*Task statement*:
Exactly the lines from the one containing "Output the component" through the one containing "YAxis, Legend, Label" are to be returned, please, without any pictures.

— Begin Supplied material —

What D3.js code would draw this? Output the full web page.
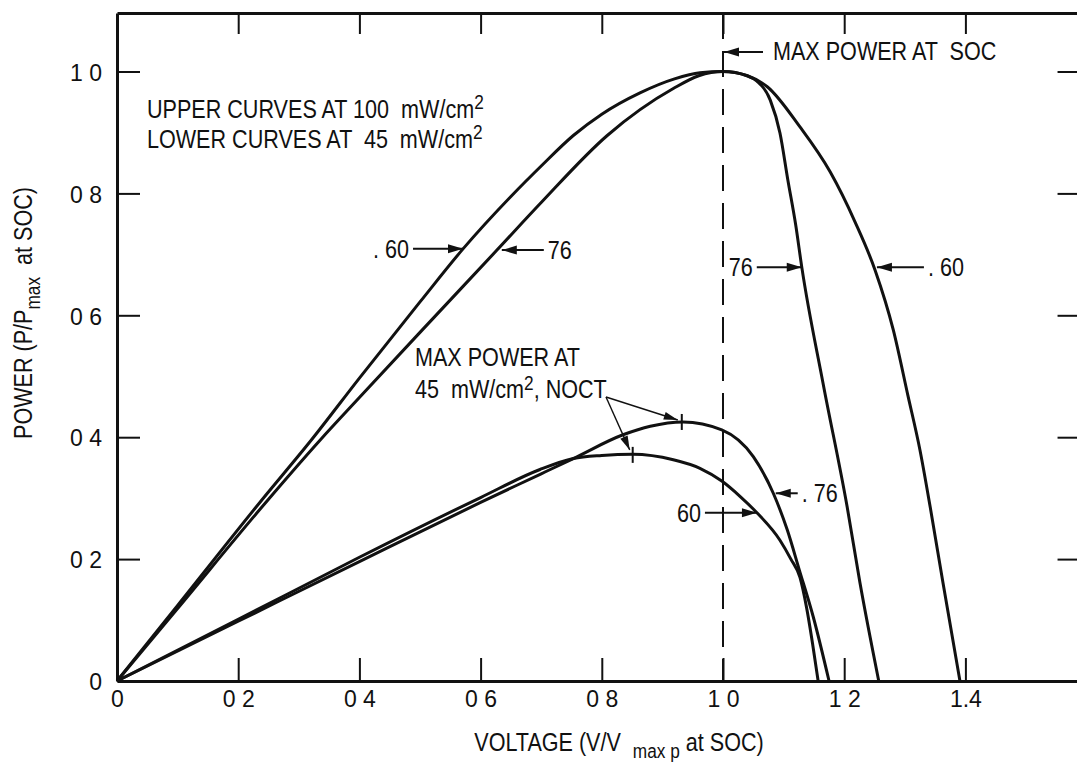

— End Supplied material —
— Begin Supplied material —

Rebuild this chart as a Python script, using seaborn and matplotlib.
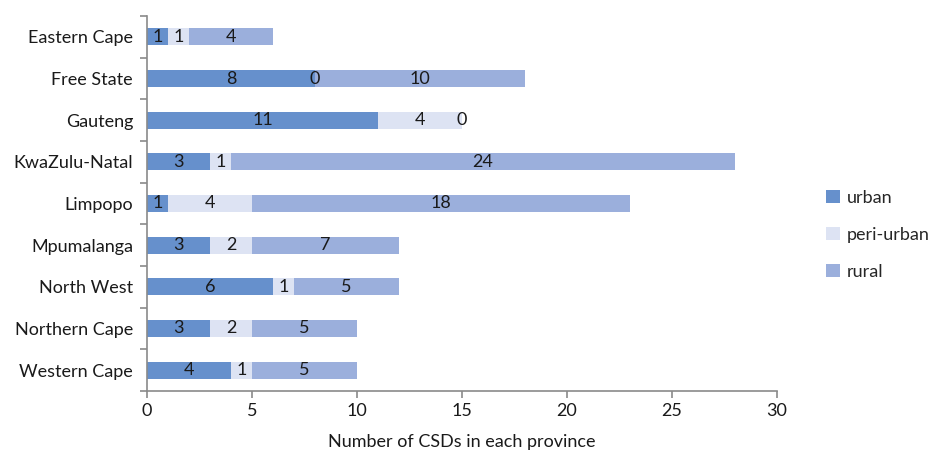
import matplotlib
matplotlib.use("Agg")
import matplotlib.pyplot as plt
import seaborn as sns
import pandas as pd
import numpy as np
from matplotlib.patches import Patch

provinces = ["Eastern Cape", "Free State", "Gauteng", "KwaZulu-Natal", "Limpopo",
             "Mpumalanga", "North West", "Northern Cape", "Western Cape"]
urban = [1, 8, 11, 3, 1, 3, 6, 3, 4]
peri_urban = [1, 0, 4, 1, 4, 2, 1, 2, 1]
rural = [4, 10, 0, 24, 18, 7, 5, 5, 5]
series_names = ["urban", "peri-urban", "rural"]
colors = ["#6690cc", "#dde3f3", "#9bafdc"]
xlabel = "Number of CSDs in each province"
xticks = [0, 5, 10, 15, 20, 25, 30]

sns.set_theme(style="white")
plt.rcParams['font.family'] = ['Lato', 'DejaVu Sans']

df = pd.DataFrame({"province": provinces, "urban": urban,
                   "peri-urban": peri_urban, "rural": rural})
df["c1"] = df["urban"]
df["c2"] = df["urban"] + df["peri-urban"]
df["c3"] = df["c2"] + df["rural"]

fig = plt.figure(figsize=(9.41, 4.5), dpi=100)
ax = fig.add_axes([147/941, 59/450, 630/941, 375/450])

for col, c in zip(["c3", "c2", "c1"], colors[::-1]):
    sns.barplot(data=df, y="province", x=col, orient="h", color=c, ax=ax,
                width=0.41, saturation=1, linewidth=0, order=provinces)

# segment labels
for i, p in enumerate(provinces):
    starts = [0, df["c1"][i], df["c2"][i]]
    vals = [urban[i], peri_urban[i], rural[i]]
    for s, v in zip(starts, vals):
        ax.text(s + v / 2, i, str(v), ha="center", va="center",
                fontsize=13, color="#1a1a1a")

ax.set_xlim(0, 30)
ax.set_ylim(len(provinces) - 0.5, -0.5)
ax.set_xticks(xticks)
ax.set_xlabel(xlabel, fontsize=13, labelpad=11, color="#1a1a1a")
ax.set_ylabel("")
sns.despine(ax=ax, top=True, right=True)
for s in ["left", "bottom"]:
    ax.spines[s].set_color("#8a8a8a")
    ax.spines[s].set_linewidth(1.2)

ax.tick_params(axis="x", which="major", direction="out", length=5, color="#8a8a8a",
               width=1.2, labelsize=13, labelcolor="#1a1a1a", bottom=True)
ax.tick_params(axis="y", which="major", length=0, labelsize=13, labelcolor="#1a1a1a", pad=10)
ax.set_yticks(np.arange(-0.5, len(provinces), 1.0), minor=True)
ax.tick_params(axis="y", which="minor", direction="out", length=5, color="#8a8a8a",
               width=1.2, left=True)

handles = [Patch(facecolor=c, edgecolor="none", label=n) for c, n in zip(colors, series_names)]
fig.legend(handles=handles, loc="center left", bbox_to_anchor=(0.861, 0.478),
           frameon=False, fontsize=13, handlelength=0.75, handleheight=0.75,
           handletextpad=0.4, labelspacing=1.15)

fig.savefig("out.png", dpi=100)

— End Supplied material —
— Begin Supplied material —

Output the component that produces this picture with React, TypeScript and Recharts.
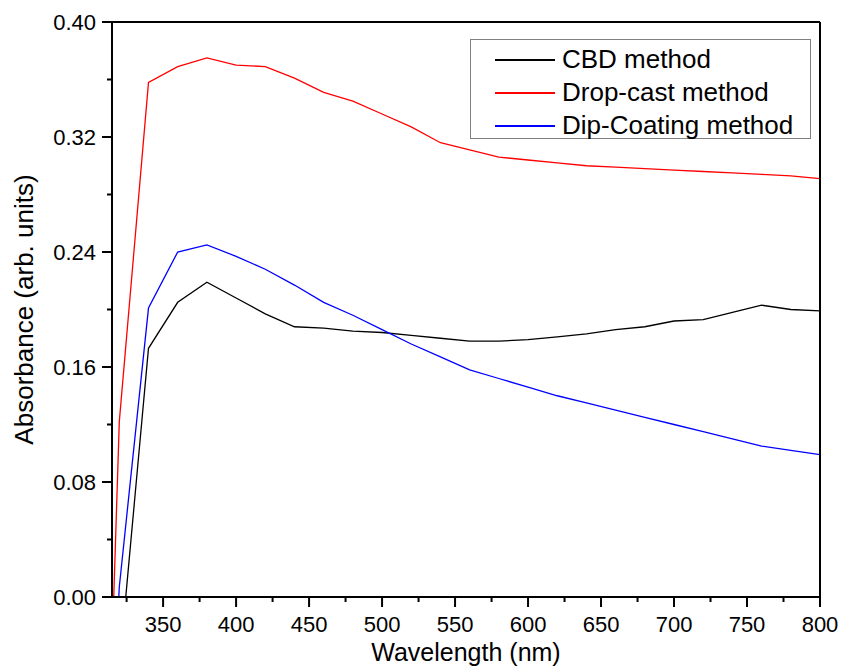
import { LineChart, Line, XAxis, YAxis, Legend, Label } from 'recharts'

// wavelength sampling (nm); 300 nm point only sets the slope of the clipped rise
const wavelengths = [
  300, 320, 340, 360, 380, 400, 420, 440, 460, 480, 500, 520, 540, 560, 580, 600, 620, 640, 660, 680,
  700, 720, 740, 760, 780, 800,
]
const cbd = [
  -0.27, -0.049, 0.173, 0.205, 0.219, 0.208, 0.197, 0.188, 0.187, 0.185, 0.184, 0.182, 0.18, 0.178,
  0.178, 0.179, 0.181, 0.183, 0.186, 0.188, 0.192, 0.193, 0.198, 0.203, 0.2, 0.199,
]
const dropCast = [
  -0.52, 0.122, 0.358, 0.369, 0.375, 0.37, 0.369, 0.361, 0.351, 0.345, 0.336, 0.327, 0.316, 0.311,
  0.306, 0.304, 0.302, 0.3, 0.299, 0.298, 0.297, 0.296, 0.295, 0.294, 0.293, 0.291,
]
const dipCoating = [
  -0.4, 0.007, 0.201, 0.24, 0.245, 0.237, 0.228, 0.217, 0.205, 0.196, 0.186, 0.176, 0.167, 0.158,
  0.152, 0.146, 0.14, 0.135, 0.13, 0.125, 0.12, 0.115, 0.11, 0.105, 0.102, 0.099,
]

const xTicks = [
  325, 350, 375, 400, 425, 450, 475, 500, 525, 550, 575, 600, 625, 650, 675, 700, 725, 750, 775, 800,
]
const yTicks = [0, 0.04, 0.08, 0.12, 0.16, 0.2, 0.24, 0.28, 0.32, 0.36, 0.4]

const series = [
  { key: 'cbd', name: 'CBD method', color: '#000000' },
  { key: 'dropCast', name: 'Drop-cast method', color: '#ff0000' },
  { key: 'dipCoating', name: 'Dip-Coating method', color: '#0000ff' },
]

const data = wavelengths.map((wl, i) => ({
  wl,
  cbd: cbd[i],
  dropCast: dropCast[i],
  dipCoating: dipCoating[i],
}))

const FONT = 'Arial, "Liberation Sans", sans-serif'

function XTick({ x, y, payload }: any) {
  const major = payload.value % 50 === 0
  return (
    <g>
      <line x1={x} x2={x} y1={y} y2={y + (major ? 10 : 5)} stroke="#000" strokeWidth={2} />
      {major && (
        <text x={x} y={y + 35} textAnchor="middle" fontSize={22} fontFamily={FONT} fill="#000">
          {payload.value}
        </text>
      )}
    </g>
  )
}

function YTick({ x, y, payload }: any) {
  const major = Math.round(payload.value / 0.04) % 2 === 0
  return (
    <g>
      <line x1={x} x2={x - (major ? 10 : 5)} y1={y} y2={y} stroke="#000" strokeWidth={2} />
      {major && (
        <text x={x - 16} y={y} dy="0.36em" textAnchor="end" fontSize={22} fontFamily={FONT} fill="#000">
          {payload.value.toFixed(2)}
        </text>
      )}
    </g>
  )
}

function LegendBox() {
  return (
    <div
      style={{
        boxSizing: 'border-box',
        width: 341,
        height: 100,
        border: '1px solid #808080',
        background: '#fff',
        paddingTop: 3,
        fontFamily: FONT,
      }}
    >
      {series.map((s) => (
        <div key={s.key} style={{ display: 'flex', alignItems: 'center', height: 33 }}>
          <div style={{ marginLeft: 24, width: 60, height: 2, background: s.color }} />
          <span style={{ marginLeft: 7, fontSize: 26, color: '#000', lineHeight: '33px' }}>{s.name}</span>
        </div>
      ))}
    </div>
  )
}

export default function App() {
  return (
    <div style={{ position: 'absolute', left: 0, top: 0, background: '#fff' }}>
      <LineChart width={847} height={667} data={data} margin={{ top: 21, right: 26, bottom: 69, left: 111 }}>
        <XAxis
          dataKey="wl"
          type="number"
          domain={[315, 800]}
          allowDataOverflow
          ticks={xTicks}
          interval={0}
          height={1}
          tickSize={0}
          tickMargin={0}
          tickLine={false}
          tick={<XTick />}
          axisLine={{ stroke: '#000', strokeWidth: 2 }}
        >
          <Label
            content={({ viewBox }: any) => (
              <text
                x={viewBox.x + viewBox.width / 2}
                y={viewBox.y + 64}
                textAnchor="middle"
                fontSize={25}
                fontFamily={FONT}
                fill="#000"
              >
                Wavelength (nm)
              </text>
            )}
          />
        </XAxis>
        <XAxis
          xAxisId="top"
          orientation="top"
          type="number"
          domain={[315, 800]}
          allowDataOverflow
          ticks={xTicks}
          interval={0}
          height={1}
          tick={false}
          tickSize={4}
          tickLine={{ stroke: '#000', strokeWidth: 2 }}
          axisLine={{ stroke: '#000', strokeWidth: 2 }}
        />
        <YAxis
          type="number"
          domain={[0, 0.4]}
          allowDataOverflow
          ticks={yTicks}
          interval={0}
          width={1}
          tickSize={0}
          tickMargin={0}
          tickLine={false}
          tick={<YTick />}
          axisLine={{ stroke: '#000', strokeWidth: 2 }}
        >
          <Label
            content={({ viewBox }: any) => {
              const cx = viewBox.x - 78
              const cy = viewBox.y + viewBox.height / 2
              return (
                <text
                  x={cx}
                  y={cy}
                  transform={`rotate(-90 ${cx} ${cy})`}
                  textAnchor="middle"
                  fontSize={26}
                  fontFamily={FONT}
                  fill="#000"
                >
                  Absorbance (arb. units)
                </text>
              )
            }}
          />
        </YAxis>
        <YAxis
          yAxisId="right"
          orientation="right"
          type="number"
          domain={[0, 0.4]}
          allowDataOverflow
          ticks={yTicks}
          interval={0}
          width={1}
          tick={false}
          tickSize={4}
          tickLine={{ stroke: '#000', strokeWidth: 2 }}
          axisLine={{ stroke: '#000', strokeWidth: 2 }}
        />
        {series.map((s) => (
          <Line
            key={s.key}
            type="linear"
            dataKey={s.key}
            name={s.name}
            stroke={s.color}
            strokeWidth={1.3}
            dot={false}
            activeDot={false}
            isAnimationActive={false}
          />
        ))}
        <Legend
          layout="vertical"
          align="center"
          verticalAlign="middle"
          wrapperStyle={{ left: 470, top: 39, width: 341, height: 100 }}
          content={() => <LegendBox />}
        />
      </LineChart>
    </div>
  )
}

— End Supplied material —

*Exercise response*:
Output the component that produces this picture with React, TypeScript and Recharts.
import { LineChart, Line, XAxis, YAxis, Legend, Label } from 'recharts'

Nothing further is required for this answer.